**Task brief:** In the copy, include every entry exactly but none of the images.

++++ Dataset records

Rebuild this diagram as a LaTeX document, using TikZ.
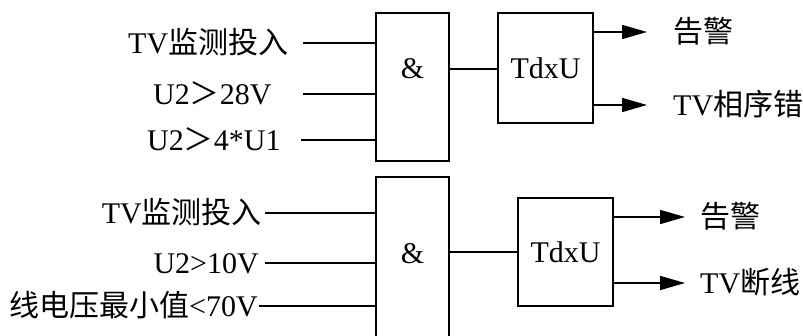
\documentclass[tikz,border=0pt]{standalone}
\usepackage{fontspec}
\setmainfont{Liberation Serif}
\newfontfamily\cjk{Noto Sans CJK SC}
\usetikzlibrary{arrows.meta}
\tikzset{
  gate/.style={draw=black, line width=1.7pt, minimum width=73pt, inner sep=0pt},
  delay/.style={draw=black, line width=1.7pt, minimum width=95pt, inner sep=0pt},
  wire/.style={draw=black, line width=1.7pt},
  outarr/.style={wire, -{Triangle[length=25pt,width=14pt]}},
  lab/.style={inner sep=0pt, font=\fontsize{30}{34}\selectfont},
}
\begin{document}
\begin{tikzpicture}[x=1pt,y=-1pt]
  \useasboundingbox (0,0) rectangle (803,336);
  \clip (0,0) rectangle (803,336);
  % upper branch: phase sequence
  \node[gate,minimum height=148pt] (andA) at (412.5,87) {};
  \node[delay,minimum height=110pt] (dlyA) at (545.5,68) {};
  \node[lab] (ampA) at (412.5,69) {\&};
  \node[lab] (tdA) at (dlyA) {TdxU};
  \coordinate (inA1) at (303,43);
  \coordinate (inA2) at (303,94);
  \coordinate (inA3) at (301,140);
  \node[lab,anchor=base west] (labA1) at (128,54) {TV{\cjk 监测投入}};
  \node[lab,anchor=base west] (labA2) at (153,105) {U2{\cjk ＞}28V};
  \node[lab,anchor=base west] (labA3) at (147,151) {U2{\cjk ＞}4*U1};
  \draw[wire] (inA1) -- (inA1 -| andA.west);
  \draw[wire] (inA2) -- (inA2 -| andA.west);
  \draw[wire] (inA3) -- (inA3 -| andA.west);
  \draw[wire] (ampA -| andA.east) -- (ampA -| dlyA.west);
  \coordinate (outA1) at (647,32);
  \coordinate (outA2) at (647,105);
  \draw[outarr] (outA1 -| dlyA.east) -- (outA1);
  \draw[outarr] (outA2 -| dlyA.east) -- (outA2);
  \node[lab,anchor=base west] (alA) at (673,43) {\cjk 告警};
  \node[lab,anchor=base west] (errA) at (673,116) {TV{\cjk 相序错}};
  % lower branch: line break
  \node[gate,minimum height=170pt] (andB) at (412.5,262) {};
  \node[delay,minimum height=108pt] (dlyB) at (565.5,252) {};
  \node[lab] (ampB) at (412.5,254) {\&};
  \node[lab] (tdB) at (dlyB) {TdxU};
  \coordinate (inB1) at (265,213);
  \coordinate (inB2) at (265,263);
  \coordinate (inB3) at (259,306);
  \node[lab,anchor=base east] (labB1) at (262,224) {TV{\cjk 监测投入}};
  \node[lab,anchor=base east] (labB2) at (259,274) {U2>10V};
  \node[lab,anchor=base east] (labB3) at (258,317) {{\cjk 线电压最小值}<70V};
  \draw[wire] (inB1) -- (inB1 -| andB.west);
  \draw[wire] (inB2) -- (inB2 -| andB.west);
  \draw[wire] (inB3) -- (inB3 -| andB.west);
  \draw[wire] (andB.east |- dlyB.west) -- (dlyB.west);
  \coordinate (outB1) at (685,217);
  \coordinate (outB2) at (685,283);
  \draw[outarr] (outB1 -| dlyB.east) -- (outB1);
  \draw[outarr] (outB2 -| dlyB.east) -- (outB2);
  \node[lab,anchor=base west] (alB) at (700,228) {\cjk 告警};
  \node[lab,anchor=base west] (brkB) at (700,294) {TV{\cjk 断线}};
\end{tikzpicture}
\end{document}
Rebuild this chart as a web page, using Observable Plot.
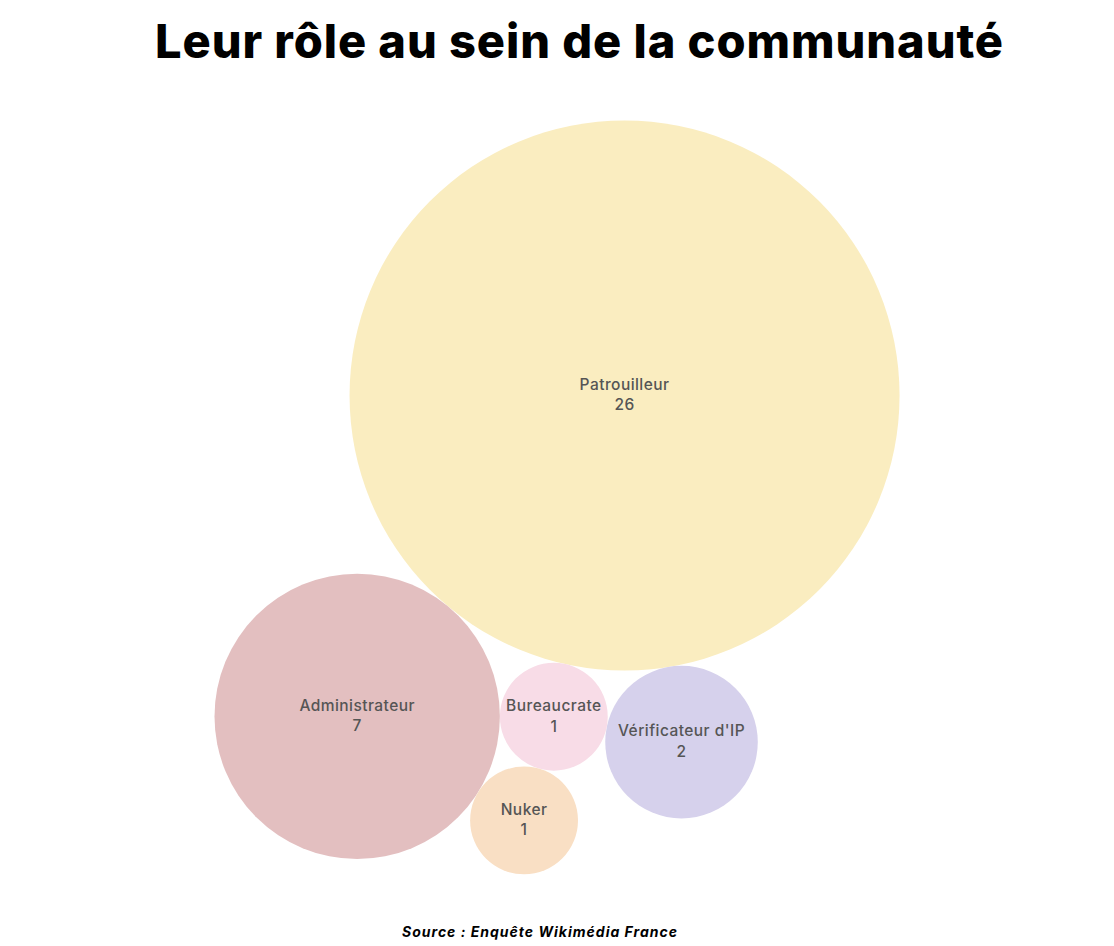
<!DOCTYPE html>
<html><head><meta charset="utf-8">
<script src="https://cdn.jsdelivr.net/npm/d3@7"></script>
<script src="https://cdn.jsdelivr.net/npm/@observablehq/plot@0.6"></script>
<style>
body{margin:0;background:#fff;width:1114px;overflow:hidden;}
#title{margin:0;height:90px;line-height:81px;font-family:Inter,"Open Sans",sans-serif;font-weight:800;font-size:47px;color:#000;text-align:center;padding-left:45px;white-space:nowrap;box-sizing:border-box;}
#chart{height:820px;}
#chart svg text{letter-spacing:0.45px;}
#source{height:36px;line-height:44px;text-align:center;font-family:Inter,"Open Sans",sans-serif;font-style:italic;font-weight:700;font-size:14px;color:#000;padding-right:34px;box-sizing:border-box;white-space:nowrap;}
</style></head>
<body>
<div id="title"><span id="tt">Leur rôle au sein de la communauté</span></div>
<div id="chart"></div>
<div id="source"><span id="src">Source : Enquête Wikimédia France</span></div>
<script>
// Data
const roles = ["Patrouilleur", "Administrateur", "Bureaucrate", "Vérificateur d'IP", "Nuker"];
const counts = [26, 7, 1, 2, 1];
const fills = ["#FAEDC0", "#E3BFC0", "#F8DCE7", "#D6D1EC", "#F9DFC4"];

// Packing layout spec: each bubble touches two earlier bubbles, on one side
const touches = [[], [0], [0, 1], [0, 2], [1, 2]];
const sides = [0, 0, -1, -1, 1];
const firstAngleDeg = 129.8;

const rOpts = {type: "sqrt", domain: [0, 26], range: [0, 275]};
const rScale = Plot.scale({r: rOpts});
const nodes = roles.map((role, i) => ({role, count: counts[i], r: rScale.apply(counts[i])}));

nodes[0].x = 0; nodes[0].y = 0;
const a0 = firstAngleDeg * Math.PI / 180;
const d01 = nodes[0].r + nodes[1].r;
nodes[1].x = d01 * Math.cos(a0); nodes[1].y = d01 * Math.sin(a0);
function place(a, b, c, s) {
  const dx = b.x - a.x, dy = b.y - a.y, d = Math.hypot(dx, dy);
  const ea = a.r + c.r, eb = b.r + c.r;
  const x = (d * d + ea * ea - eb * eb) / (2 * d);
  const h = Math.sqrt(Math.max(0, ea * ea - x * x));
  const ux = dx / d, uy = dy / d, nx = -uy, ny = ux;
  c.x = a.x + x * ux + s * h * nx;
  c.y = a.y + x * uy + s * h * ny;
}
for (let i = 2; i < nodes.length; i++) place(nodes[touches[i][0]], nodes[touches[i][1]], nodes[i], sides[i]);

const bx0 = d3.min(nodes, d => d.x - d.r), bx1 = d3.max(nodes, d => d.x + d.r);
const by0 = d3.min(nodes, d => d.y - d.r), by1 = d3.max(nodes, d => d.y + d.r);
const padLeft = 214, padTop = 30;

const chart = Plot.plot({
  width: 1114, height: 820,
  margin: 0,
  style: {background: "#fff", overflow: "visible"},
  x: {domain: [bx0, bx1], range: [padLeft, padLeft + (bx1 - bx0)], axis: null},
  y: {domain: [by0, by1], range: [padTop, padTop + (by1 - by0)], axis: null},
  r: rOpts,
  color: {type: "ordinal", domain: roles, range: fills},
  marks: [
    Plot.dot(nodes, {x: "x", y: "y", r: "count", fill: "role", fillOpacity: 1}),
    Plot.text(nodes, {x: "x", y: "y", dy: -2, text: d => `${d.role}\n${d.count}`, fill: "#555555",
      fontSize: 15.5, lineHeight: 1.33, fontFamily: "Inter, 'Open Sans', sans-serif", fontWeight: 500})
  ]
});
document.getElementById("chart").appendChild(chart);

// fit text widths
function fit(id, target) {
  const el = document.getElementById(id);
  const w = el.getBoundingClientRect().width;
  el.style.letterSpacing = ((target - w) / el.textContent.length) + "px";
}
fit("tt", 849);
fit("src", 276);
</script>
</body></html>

++++++++

**Finished answer:**
Rebuild this diagram as a LaTeX document, using TikZ.
\documentclass[tikz,border=0pt]{standalone}
\usepackage{fontspec}
\setmainfont{Liberation Serif}
\newfontfamily\cjk{Noto Sans CJK SC}
\usetikzlibrary{arrows.meta}
\tikzset{
  gate/.style={draw=black, line width=1.7pt, minimum width=73pt, inner sep=0pt},
  delay/.style={draw=black, line width=1.7pt, minimum width=95pt, inner sep=0pt},
  wire/.style={draw=black, line width=1.7pt},
  outarr/.style={wire, -{Triangle[length=25pt,width=14pt]}},
  lab/.style={inner sep=0pt, font=\fontsize{30}{34}\selectfont},
}
\begin{document}
\begin{tikzpicture}[x=1pt,y=-1pt]
  \useasboundingbox (0,0) rectangle (803,336);
  \clip (0,0) rectangle (803,336);
  % upper branch: phase sequence
  \node[gate,minimum height=148pt] (andA) at (412.5,87) {};
  \node[delay,minimum height=110pt] (dlyA) at (545.5,68) {};
  \node[lab] (ampA) at (412.5,69) {\&};
  \node[lab] (tdA) at (dlyA) {TdxU};
  \coordinate (inA1) at (303,43);
  \coordinate (inA2) at (303,94);
  \coordinate (inA3) at (301,140);
  \node[lab,anchor=base west] (labA1) at (128,54) {TV{\cjk 监测投入}};
  \node[lab,anchor=base west] (labA2) at (153,105) {U2{\cjk ＞}28V};
  \node[lab,anchor=base west] (labA3) at (147,151) {U2{\cjk ＞}4*U1};
  \draw[wire] (inA1) -- (inA1 -| andA.west);
  \draw[wire] (inA2) -- (inA2 -| andA.west);
  \draw[wire] (inA3) -- (inA3 -| andA.west);
  \draw[wire] (ampA -| andA.east) -- (ampA -| dlyA.west);
  \coordinate (outA1) at (647,32);
  \coordinate (outA2) at (647,105);
  \draw[outarr] (outA1 -| dlyA.east) -- (outA1);
  \draw[outarr] (outA2 -| dlyA.east) -- (outA2);
  \node[lab,anchor=base west] (alA) at (673,43) {\cjk 告警};
  \node[lab,anchor=base west] (errA) at (673,116) {TV{\cjk 相序错}};
  % lower branch: line break
  \node[gate,minimum height=170pt] (andB) at (412.5,262) {};
  \node[delay,minimum height=108pt] (dlyB) at (565.5,252) {};
  \node[lab] (ampB) at (412.5,254) {\&};
  \node[lab] (tdB) at (dlyB) {TdxU};
  \coordinate (inB1) at (265,213);
  \coordinate (inB2) at (265,263);
  \coordinate (inB3) at (259,306);
  \node[lab,anchor=base east] (labB1) at (262,224) {TV{\cjk 监测投入}};
  \node[lab,anchor=base east] (labB2) at (259,274) {U2>10V};
  \node[lab,anchor=base east] (labB3) at (258,317) {{\cjk 线电压最小值}<70V};
  \draw[wire] (inB1) -- (inB1 -| andB.west);
  \draw[wire] (inB2) -- (inB2 -| andB.west);
  \draw[wire] (inB3) -- (inB3 -| andB.west);
  \draw[wire] (andB.east |- dlyB.west) -- (dlyB.west);
  \coordinate (outB1) at (685,217);
  \coordinate (outB2) at (685,283);
  \draw[outarr] (outB1 -| dlyB.east) -- (outB1);
  \draw[outarr] (outB2 -| dlyB.east) -- (outB2);
  \node[lab,anchor=base west] (alB) at (700,228) {\cjk 告警};
  \node[lab,anchor=base west] (brkB) at (700,294) {TV{\cjk 断线}};
\end{tikzpicture}
\end{document}
Rebuild this chart as a web page, using Observable Plot.
<!DOCTYPE html>
<html><head><meta charset="utf-8">
<script src="https://cdn.jsdelivr.net/npm/d3@7"></script>
<script src="https://cdn.jsdelivr.net/npm/@observablehq/plot@0.6"></script>
<style>
body{margin:0;background:#fff;width:1114px;overflow:hidden;}
#title{margin:0;height:90px;line-height:81px;font-family:Inter,"Open Sans",sans-serif;font-weight:800;font-size:47px;color:#000;text-align:center;padding-left:45px;white-space:nowrap;box-sizing:border-box;}
#chart{height:820px;}
#chart svg text{letter-spacing:0.45px;}
#source{height:36px;line-height:44px;text-align:center;font-family:Inter,"Open Sans",sans-serif;font-style:italic;font-weight:700;font-size:14px;color:#000;padding-right:34px;box-sizing:border-box;white-space:nowrap;}
</style></head>
<body>
<div id="title"><span id="tt">Leur rôle au sein de la communauté</span></div>
<div id="chart"></div>
<div id="source"><span id="src">Source : Enquête Wikimédia France</span></div>
<script>
// Data
const roles = ["Patrouilleur", "Administrateur", "Bureaucrate", "Vérificateur d'IP", "Nuker"];
const counts = [26, 7, 1, 2, 1];
const fills = ["#FAEDC0", "#E3BFC0", "#F8DCE7", "#D6D1EC", "#F9DFC4"];

// Packing layout spec: each bubble touches two earlier bubbles, on one side
const touches = [[], [0], [0, 1], [0, 2], [1, 2]];
const sides = [0, 0, -1, -1, 1];
const firstAngleDeg = 129.8;

const rOpts = {type: "sqrt", domain: [0, 26], range: [0, 275]};
const rScale = Plot.scale({r: rOpts});
const nodes = roles.map((role, i) => ({role, count: counts[i], r: rScale.apply(counts[i])}));

nodes[0].x = 0; nodes[0].y = 0;
const a0 = firstAngleDeg * Math.PI / 180;
const d01 = nodes[0].r + nodes[1].r;
nodes[1].x = d01 * Math.cos(a0); nodes[1].y = d01 * Math.sin(a0);
function place(a, b, c, s) {
  const dx = b.x - a.x, dy = b.y - a.y, d = Math.hypot(dx, dy);
  const ea = a.r + c.r, eb = b.r + c.r;
  const x = (d * d + ea * ea - eb * eb) / (2 * d);
  const h = Math.sqrt(Math.max(0, ea * ea - x * x));
  const ux = dx / d, uy = dy / d, nx = -uy, ny = ux;
  c.x = a.x + x * ux + s * h * nx;
  c.y = a.y + x * uy + s * h * ny;
}
for (let i = 2; i < nodes.length; i++) place(nodes[touches[i][0]], nodes[touches[i][1]], nodes[i], sides[i]);

const bx0 = d3.min(nodes, d => d.x - d.r), bx1 = d3.max(nodes, d => d.x + d.r);
const by0 = d3.min(nodes, d => d.y - d.r), by1 = d3.max(nodes, d => d.y + d.r);
const padLeft = 214, padTop = 30;

const chart = Plot.plot({
  width: 1114, height: 820,
  margin: 0,
  style: {background: "#fff", overflow: "visible"},
  x: {domain: [bx0, bx1], range: [padLeft, padLeft + (bx1 - bx0)], axis: null},
  y: {domain: [by0, by1], range: [padTop, padTop + (by1 - by0)], axis: null},
  r: rOpts,
  color: {type: "ordinal", domain: roles, range: fills},
  marks: [
    Plot.dot(nodes, {x: "x", y: "y", r: "count", fill: "role", fillOpacity: 1}),
    Plot.text(nodes, {x: "x", y: "y", dy: -2, text: d => `${d.role}\n${d.count}`, fill: "#555555",
      fontSize: 15.5, lineHeight: 1.33, fontFamily: "Inter, 'Open Sans', sans-serif", fontWeight: 500})
  ]
});
document.getElementById("chart").appendChild(chart);

// fit text widths
function fit(id, target) {
  const el = document.getElementById(id);
  const w = el.getBoundingClientRect().width;
  el.style.letterSpacing = ((target - w) / el.textContent.length) + "px";
}
fit("tt", 849);
fit("src", 276);
</script>
</body></html>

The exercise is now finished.